- [TASK INSTRUCTIONS]: The required output is every line from the beginning of the entries below through the line that includes "s.set_zorder(5)", copied exactly.

[DATA SHOWN start]

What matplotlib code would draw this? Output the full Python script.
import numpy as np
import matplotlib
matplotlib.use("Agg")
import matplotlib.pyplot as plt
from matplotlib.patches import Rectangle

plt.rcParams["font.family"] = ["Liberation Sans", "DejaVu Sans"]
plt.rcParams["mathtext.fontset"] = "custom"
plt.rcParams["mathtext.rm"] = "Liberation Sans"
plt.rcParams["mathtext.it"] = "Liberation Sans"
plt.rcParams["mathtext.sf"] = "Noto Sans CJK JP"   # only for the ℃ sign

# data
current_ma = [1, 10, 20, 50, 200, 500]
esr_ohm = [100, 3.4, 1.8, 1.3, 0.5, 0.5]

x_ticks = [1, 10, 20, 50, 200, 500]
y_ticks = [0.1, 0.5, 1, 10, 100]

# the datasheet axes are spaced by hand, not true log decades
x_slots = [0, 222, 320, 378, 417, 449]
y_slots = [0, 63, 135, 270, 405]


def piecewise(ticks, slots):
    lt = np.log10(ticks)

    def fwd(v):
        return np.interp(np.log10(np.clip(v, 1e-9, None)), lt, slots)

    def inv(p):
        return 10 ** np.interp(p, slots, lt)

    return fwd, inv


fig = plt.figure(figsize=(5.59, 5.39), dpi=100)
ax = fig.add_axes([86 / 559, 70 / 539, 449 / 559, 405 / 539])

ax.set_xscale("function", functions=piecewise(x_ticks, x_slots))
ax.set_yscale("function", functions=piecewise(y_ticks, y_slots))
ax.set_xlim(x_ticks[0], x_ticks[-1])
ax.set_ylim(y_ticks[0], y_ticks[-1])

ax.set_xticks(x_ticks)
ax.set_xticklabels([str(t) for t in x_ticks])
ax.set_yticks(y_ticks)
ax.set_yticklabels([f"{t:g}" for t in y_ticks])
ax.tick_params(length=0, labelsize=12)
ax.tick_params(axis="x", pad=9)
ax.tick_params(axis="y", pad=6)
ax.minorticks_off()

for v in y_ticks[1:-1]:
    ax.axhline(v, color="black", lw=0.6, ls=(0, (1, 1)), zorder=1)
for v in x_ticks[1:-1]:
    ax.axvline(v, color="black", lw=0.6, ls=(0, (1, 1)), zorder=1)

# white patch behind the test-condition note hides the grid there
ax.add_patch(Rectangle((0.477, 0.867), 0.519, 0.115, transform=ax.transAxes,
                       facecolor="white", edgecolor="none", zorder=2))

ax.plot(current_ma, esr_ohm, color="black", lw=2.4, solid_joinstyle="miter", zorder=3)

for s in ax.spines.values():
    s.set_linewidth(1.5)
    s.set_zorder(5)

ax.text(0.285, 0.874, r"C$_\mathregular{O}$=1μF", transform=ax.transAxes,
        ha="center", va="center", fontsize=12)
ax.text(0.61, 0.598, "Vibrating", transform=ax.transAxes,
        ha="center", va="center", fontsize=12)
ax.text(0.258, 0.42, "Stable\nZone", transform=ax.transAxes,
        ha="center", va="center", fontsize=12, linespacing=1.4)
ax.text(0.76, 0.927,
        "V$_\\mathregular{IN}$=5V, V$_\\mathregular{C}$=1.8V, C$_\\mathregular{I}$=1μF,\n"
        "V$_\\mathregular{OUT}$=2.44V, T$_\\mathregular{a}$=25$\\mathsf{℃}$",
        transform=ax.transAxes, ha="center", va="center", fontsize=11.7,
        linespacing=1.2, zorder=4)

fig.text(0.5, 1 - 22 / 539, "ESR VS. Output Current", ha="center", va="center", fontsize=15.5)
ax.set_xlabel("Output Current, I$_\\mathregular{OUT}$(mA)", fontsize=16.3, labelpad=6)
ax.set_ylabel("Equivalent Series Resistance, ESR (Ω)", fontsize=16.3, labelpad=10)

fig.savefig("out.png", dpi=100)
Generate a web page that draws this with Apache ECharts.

[DATA SHOWN end]

- [CORRECT RESULT]:
What matplotlib code would draw this? Output the full Python script.
import numpy as np
import matplotlib
matplotlib.use("Agg")
import matplotlib.pyplot as plt
from matplotlib.patches import Rectangle

plt.rcParams["font.family"] = ["Liberation Sans", "DejaVu Sans"]
plt.rcParams["mathtext.fontset"] = "custom"
plt.rcParams["mathtext.rm"] = "Liberation Sans"
plt.rcParams["mathtext.it"] = "Liberation Sans"
plt.rcParams["mathtext.sf"] = "Noto Sans CJK JP"   # only for the ℃ sign

# data
current_ma = [1, 10, 20, 50, 200, 500]
esr_ohm = [100, 3.4, 1.8, 1.3, 0.5, 0.5]

x_ticks = [1, 10, 20, 50, 200, 500]
y_ticks = [0.1, 0.5, 1, 10, 100]

# the datasheet axes are spaced by hand, not true log decades
x_slots = [0, 222, 320, 378, 417, 449]
y_slots = [0, 63, 135, 270, 405]


def piecewise(ticks, slots):
    lt = np.log10(ticks)

    def fwd(v):
        return np.interp(np.log10(np.clip(v, 1e-9, None)), lt, slots)

    def inv(p):
        return 10 ** np.interp(p, slots, lt)

    return fwd, inv


fig = plt.figure(figsize=(5.59, 5.39), dpi=100)
ax = fig.add_axes([86 / 559, 70 / 539, 449 / 559, 405 / 539])

ax.set_xscale("function", functions=piecewise(x_ticks, x_slots))
ax.set_yscale("function", functions=piecewise(y_ticks, y_slots))
ax.set_xlim(x_ticks[0], x_ticks[-1])
ax.set_ylim(y_ticks[0], y_ticks[-1])

ax.set_xticks(x_ticks)
ax.set_xticklabels([str(t) for t in x_ticks])
ax.set_yticks(y_ticks)
ax.set_yticklabels([f"{t:g}" for t in y_ticks])
ax.tick_params(length=0, labelsize=12)
ax.tick_params(axis="x", pad=9)
ax.tick_params(axis="y", pad=6)
ax.minorticks_off()

for v in y_ticks[1:-1]:
    ax.axhline(v, color="black", lw=0.6, ls=(0, (1, 1)), zorder=1)
for v in x_ticks[1:-1]:
    ax.axvline(v, color="black", lw=0.6, ls=(0, (1, 1)), zorder=1)

# white patch behind the test-condition note hides the grid there
ax.add_patch(Rectangle((0.477, 0.867), 0.519, 0.115, transform=ax.transAxes,
                       facecolor="white", edgecolor="none", zorder=2))

ax.plot(current_ma, esr_ohm, color="black", lw=2.4, solid_joinstyle="miter", zorder=3)

for s in ax.spines.values():
    s.set_linewidth(1.5)
    s.set_zorder(5)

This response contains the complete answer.